The U.S. SEC, with guidance from FINRA, has offered an update on the current situation of custodial solutions with broker-dealers in an official release. The update offers clarity on how custodial and non-custodial solutions are going to be treated and the various benefits and drawbacks that apply to each of these, July 8, 2019.
Current Scenario for Custodial Solutions
In their findings, the SEC has revealed that in their detailed interaction with market participants and industry beneficiaries that most custodial solutions in the U.S. do not comply with the Customer Protection Rule.
Entities that seek to do business in digital assets and offer any degree of custodial service must comply with the SEC’s guidelines for custodial broker-dealers as well as the Customer Protection Rule. In most cases, companies that are required to register will need to comply with the rules of a self-regulation organization (SRO); this SRO is usually FINRA.

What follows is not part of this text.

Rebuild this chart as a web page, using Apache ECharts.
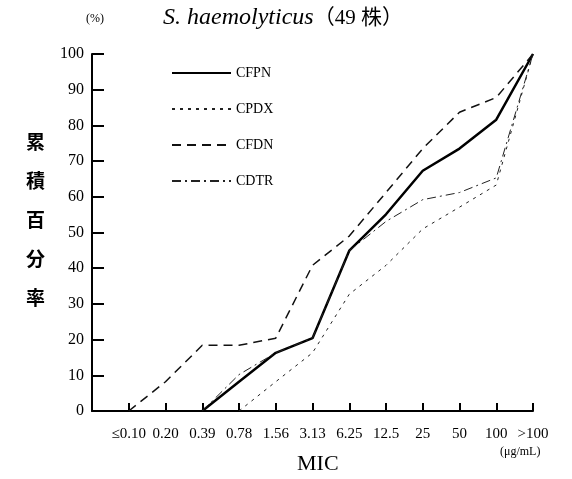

The purpose of the rule is to protect the interests of the customers by first and foremost, separate custody of assets of clients and the broker themselves.

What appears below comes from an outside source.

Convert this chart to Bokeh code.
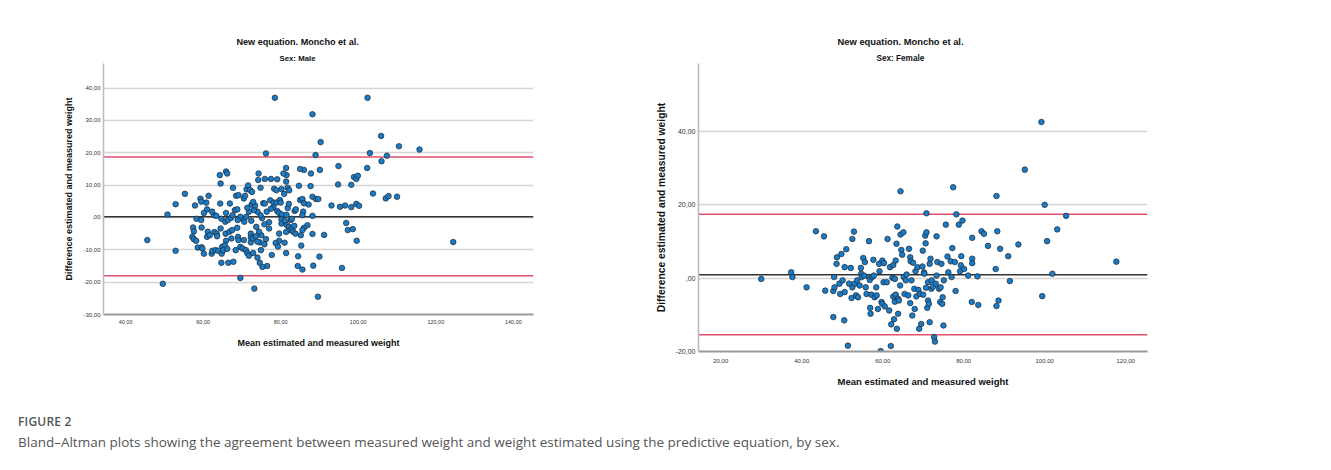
from bokeh.plotting import figure
from bokeh.models import Span, Title, CustomJSTickFormatter, FixedTicker, Range1d, Div
from bokeh.layouts import row, column
from bokeh.embed import file_html
from bokeh.resources import INLINE

# ---------------- data ----------------
male_mean = [45.6, 49.6, 50.8, 52.9, 52.9, 55.3, 78.5, 102.4, 88.2, 90.3, 76.2, 89.0, 105.9, 110.5, 115.8,
             103.0, 107.4, 102.3, 106.0, 94.9, 94.8, 98.2, 98.9, 99.5, 99.9, 103.8, 107.1, 107.8, 110.0, 124.5,
             93.1, 95.3, 96.6, 98.2, 99.5, 100.2, 96.9, 97.3, 98.6, 99.6, 95.8, 91.2, 90.0, 88.4, 89.6,
             84.5, 84.4, 85.6, 73.2, 69.6, 90.1, 88.2, 89.1, 89.7, 87.8, 87.7, 88.2, 88.2, 86.0, 85.0,
             84.7, 85.0, 85.6, 86.0, 87.2, 85.8, 85.6, 86.9, 86.0, 85.6, 85.2, 85.3, 81.4, 81.5, 80.7,
             81.4, 81.8, 82.2, 80.9, 80.2, 79.1, 77.5, 75.9, 74.3, 74.2, 74.8, 75.5, 75.9, 77.3, 78.2,
             78.9, 79.8, 80.0, 78.3, 78.9, 78.1, 77.5, 76.4, 79.1, 79.6, 80.3, 81.8, 82.1, 81.5, 82.6,
             82.9, 83.6, 83.9, 80.2, 80.2, 81.1, 81.6, 82.1, 82.5, 83.0, 83.5, 83.2, 83.8, 81.4, 81.0,
             81.4, 79.6, 79.6, 78.7, 79.3, 77.7, 76.5, 75.3, 74.6, 74.0, 74.9, 74.6, 75.8, 76.2, 75.0,
             74.4, 73.7, 77.0, 77.0, 75.8, 75.2, 74.8, 74.0, 73.1, 72.5, 73.4, 71.8, 71.1, 70.6, 69.9,
             69.6, 68.9, 68.2, 68.8, 68.5, 67.7, 69.1, 70.5, 70.8, 71.2, 71.6, 72.1, 72.6, 71.4, 72.9,
             65.9, 66.2, 64.3, 64.5, 64.4, 66.9, 65.9, 64.7, 65.7, 66.4, 67.2, 67.6, 62.8, 63.4, 62.3,
             61.0, 60.8, 61.4, 59.3, 59.5, 60.2, 57.9, 58.3, 59.5, 57.4, 57.6, 57.2, 57.6, 58.2, 58.6,
             59.6, 59.8, 60.2, 59.6, 61.2, 61.0, 61.7, 62.2, 62.4, 62.9, 63.5, 64.5, 63.6, 63.2, 63.9,
             64.8, 64.9, 65.2, 64.7, 65.9, 65.8, 65.6, 66.2, 66.5, 66.8, 67.5, 67.3, 67.8, 68.4, 68.8,
             69.0, 69.1, 69.6, 70.2, 70.5, 71.0, 71.4, 71.8, 72.3, 72.3, 72.3, 72.8, 72.4, 72.9, 73.6,
             74.0]
male_diff = [-7.0, -20.5, 0.9, 4.1, -10.3, 7.3, 37.0, 37.0, 31.9, 23.3, 19.8, 19.3, 25.2, 22.0, 21.0,
             19.9, 19.1, 15.3, 17.4, 15.9, 10.2, 10.1, 12.5, 11.9, 12.9, 7.4, 5.9, 6.6, 6.4, -7.6,
             3.7, 3.3, 3.7, 3.2, 4.2, 3.6, -1.7, -3.9, -3.6, -7.2, -15.6, -5.4, -12.1, -14.9, -24.5,
             -12.0, -15.0, -16.1, -22.0, -18.7, 14.7, 6.4, 5.7, 5.7, 13.6, 9.7, 0.5, -5.1, 14.7, 15.0,
             9.8, 5.4, 5.7, 4.4, 4.0, 1.8, 0.7, -2.4, -3.2, -3.9, -5.5, -8.7, 15.3, 13.1, 13.6,
             11.1, 9.2, 8.4, 7.3, 8.8, 11.8, 11.9, 11.9, 13.6, 11.6, 9.2, 4.4, 4.3, 5.3, 4.6,
             4.6, 5.4, 4.6, 8.9, 8.4, 3.2, 2.7, 1.8, 2.0, 1.4, 0.9, 2.9, 4.2, 0.8, -0.8,
             -0.4, 2.0, 2.5, -0.6, -1.9, -1.0, -2.4, -2.9, -3.9, -3.3, -2.6, -4.4, -5.0, -4.5, -7.8,
             -11.0, -5.0, -7.2, -7.9, -9.0, -11.6, -15.0, -15.3, -14.0, -12.4, -10.1, -7.7, -8.3, -6.7, -5.5,
             -4.4, -2.9, -3.4, -1.5, -2.1, -0.2, 0.7, 1.8, 2.3, 4.0, 3.7, 1.8, 0.2, -1.3, -0.3,
             0.2, -0.8, 2.3, 2.5, 6.7, 9.2, 6.9, 5.9, 6.7, 8.7, 9.9, 8.5, 7.9, 3.0, 4.8,
             14.2, 13.6, 13.1, 10.5, 4.3, 4.3, 1.4, -0.4, -1.3, -0.8, -0.1, 0.7, 0.7, 0.5, 1.8,
             2.5, 4.6, 6.7, 5.8, 4.9, 1.4, 3.7, -0.4, -0.8, -3.1, -4.3, -6.0, -6.7, -7.2, -9.3,
             -9.2, -9.6, -11.2, -3.1, -4.4, -6.0, -5.5, -11.2, -10.3, -4.5, -5.0, -3.4, -5.8, -10.1, -10.3,
             -11.2, -9.1, -10.1, -14.0, -7.2, -5.0, -8.6, -9.7, -14.0, -4.4, -3.9, -6.5, -13.7, -10.1, -3.2,
             -6.0, -7.0, -9.1, -9.6, -7.0, -10.1, -11.0, -11.8, -7.7, -5.0, -6.2, -6.5, -1.0, -11.0, -5.8,
             -7.5]

female_mean = [30.0, 37.4, 37.7, 41.2, 43.5, 45.5, 45.8, 47.8, 48.0, 47.8, 48.1, 48.6, 48.7, 49.3, 49.5,
               49.8, 50.1, 50.5, 50.6, 50.6, 51.0, 51.4, 51.7, 52.1, 52.3, 52.5, 52.5, 52.9, 53.1, 53.4,
               53.7, 53.9, 54.3, 54.6, 54.7, 54.8, 55.2, 55.4, 55.6, 55.8, 56.0, 56.6, 56.6, 56.8, 56.9,
               57.0, 57.2, 57.4, 57.7, 57.8, 58.0, 58.4, 58.5, 58.8, 59.1, 59.2, 59.5, 59.7, 59.9, 59.9,
               60.2, 60.3, 60.5, 61.0, 61.2, 61.6, 61.8, 62.0, 62.1, 62.4, 62.6, 62.6, 62.8, 63.0, 63.0,
               63.2, 63.2, 63.4, 63.5, 63.6, 63.8, 63.8, 64.0, 64.3, 64.4, 64.4, 64.6, 64.8, 65.1, 65.2,
               65.4, 65.7, 65.9, 66.3, 66.5, 66.8, 66.8, 66.9, 67.1, 67.3, 67.5, 67.8, 67.9, 68.1, 68.3,
               68.6, 68.8, 69.0, 69.2, 69.5, 69.8, 69.9, 70.0, 70.2, 70.3, 70.5, 70.6, 70.7, 70.8, 70.8,
               71.0, 71.2, 71.2, 71.4, 71.6, 71.6, 71.8, 72.0, 72.1, 72.4, 72.7, 72.9, 73.1, 73.3, 73.3,
               73.5, 73.9, 74.2, 74.3, 74.5, 74.7, 74.8, 75.0, 75.1, 75.6, 76.0, 76.2, 76.8, 77.0, 77.2,
               77.4, 77.8, 78.0, 78.2, 78.8, 79.1, 79.3, 79.4, 79.7, 80.1, 81.1, 82.1, 82.1, 82.1, 82.0,
               83.4, 83.6, 84.4, 85.0, 86.0, 87.9, 88.1, 88.3, 88.1, 88.6, 89.0, 91.0, 91.4, 93.5, 95.1,
               99.2, 99.4, 100.0, 100.6, 101.9, 103.1, 105.3, 117.7]
female_diff = [-0.2, 1.6, 0.3, -2.5, 12.8, 11.4, -3.4, -10.6, 0.3, -3.5, -2.5, 3.9, 5.7, -1.5, -4.3,
               6.6, -0.6, -11.5, 3.0, -3.8, 7.9, -18.4, -1.5, 2.8, -5.4, 10.7, -2.5, 12.7, -1.5, -4.7,
               -0.6, -5.2, -2.0, 2.8, 1.2, 0.3, 5.5, 0.7, 4.4, -2.5, -4.3, 10.1, 0.3, -0.5, -8.1,
               -9.7, -4.5, 0.3, 5.0, 0.7, -5.2, -2.5, -4.7, -8.4, 3.9, 1.9, -19.9, -6.5, 4.8, -7.0,
               -1.1, 4.1, -7.7, -1.1, 10.7, -8.8, 3.0, -18.5, -12.6, 0.1, 3.6, -5.0, -11.2, -6.4, -0.2,
               -4.5, 4.8, 9.4, -13.8, 14.1, -9.7, -5.6, -6.1, -2.0, 11.9, 23.7, 7.7, 6.4, 12.5, 0.3,
               -4.3, -0.6, 1.0, -4.7, 8.0, 5.7, -6.8, 4.6, -0.6, -10.2, 4.2, -2.9, -8.4, 1.9, -5.0,
               3.0, -3.2, -13.8, -4.3, -12.5, 3.2, 7.5, -4.5, 1.6, 1.2, 11.6, 9.5, -2.6, 17.7, 12.5,
               -8.1, -1.1, -6.1, -7.0, -12.0, 3.9, 5.3, -2.9, -0.6, -2.3, -16.1, -17.3, -1.5, 11.4, 0.7,
               4.4, -2.9, -6.5, -2.5, 3.9, -7.0, -5.2, -12.9, -0.6, 14.6, 5.9, 1.6, 4.6, 0.3, 8.2,
               24.8, 4.4, -3.5, 17.4, 14.6, 1.9, 3.5, 6.0, 15.7, 2.5, 0.7, 11.0, 5.3, 4.1, -6.5,
               0.5, -7.3, 12.8, 12.1, 8.8, 2.5, -7.6, 12.8, 22.4, -6.1, 8.0, 6.0, -0.8, 9.2, 29.6,
               42.6, -4.9, 20.0, 10.1, 1.2, 13.3, 17.0, 4.5]

# bias and limits of agreement: [lower, mean, upper]
male_limits = [-18.0, 0.2, 18.7]
female_limits = [-15.45, 0.93, 17.45]

male_xticks = [40, 60, 80, 100, 120, 140]
male_yticks = [-30, -20, -10, 0, 10, 20, 30, 40]
female_xticks = [20, 40, 60, 80, 100, 120]
female_yticks = [-20, 0, 20, 40]

title_text = "New equation. Moncho et al."
male_sub = "Sex: Male"
female_sub = "Sex: Female"
x_label = "Mean estimated and measured weight"
y_label = "Difference estimated and measured weight"
caption_head = "FIGURE 2"
caption_text = ("Bland\u2013Altman plots showing the agreement between measured weight and weight "
                "estimated using the predictive equation, by sex.")

# ---------------- styling helpers ----------------
FONT = "Liberation Sans"
fmt = CustomJSTickFormatter(code="""
let s = tick.toFixed(2).replace('.', ',');
if (s.startsWith('0,')) { s = s.slice(1); }
return s;
""")


def panel(xs, ys, limits, xticks, yticks, xr, yr, sub, geom, fonts, stand, toff):
    left, top, fw, fh, right, bottom = geom
    tick_x, tick_y, lab_x, lab_y, tsize, ssize = fonts
    xts, yts, xls, yls = stand
    p = figure(output_backend="svg", toolbar_location=None,
               frame_width=fw, frame_height=fh,
               min_border_left=left, min_border_top=top,
               min_border_right=right, min_border_bottom=bottom,
               x_range=Range1d(*xr), y_range=Range1d(*yr),
               background_fill_color="white", border_fill_color="white")
    p.outline_line_color = None
    p.xgrid.grid_line_color = None
    p.ygrid.grid_line_color = "#d6d6d6"
    p.ygrid.grid_line_width = 1.6
    p.xaxis.ticker = FixedTicker(ticks=xticks)
    p.yaxis.ticker = FixedTicker(ticks=yticks)
    for ax in (p.xaxis[0], p.yaxis[0]):
        ax.formatter = fmt
        ax.major_tick_line_color = None
        ax.minor_tick_line_color = None
        ax.major_tick_out = 0
        ax.major_tick_in = 0
        ax.minor_tick_out = 0
        ax.minor_tick_in = 0
        ax.major_label_text_font = FONT
        ax.major_label_text_color = "#333333"
        ax.axis_label_text_font = FONT
        ax.axis_label_text_font_style = "bold"
        ax.axis_label_text_color = "#111111"
    p.xaxis.axis_line_color = "#9a9a9a"
    p.xaxis.axis_line_width = 2
    p.yaxis.axis_line_color = "#bdbdbd"
    p.yaxis.axis_line_width = 1.6
    p.xaxis.major_label_text_font_size = f"{tick_x}px"
    p.yaxis.major_label_text_font_size = f"{tick_y}px"
    p.xaxis.major_label_standoff = xts
    p.yaxis.major_label_standoff = yts
    p.xaxis.axis_label = x_label
    p.yaxis.axis_label = y_label
    p.xaxis.axis_label_text_font_size = f"{lab_x}px"
    p.yaxis.axis_label_text_font_size = f"{lab_y}px"
    p.xaxis.axis_label_standoff = xls
    p.yaxis.axis_label_standoff = yls

    for val, col in zip(limits, ["#e0506e", "#333333", "#e0506e"]):
        s = Span(location=val, dimension="width", line_color=col, line_width=1.6, level="underlay")
        p.add_layout(s)

    p.scatter(xs, ys, size=5.6, fill_color="#1b7bc4", line_color="#1c2633", line_width=0.7)

    st = Title(text=sub, text_font=FONT, text_font_size=f"{ssize}px", text_font_style="bold",
               align="left", offset=toff[1], standoff=2, text_color="#111111")
    p.add_layout(st, "above")
    mt = Title(text=title_text, text_font=FONT, text_font_size=f"{tsize}px", text_font_style="bold",
               align="left", offset=toff[0], standoff=8, text_color="#111111")
    p.add_layout(mt, "above")
    return p


p1 = panel(male_mean, male_diff, male_limits, male_xticks, male_yticks,
           (34.3, 145.2), (-30.0, 47.6), male_sub,
           (103, 63, 430, 251, 107, 81), (5.5, 6, 9, 9, 9.1, 7.8), (5, 3, 11, 6), (133, 176))
p2 = panel(female_mean, female_diff, female_limits, female_xticks, female_yticks,
           (14.5, 125.4), (-20.0, 58.55), female_sub,
           (58, 63, 449, 288, 178, 44), (6, 7, 9.5, 10.3, 9.4, 8.2), (7, 3, 10, 6), (139, 178))

cap = Div(text=(f'<div style="font-family:\'Open Sans\';font-size:12px;line-height:16px;color:#555555;'
                f'font-weight:600;letter-spacing:0.2px">{caption_head}</div>'
                f'<div style="font-family:\'Open Sans\';font-size:13.5px;line-height:20px;color:#555555;'
                f'margin-top:2px">{caption_text}</div>'),
          width=1325, height=70, margin=(0, 0, 0, 0),
          styles={"padding-left": "18px", "padding-top": "19px"})

layout = column(row(p1, p2, spacing=0), cap, spacing=0)
open("out.html", "w").write(file_html(layout, INLINE))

From their interactions and study on the topic, the SEC has concluded that most custodial services are incapable of doing so. Moreover, from an ownership perspective, access to private keys is merely one step and not nearly enough to prove possession of said assets.
Private keys can be copied by other parties, giving them access to the funds. Simply put, showing regulators their ability to keep private keys solely with them is going to be a necessity – despite the difficulty of doing so – from now onward.
An important update is that broker-dealers offering custody but not abiding by these rules will not be offered the $500,000 protection given to brokers under the Securities Investor Protection Act, 1970.
Verdict for Non-Custodial Solutions
Decentralized exchanges (DEX) have a lot less regulatory scrutiny to deal with. Non-custodial solutions are not required to comply with the Customer Protection Rule as they have no possession of client funds.
Entities like Coinbase and Bitstamp that hold client funds in custody will hence be required to abide by these rules, whether it is already being done is unknown but Coinbase is well regarded as having best in class compliance processes.
If the rules become increasingly difficult to comply with, the U.S. may lead the charge in moving from centralized exchanges to their decentralized counterparts despite certain DEX’s barring US customers. DEX’s have long been touted as the future of crypto trading but have struggled to pick up any traction.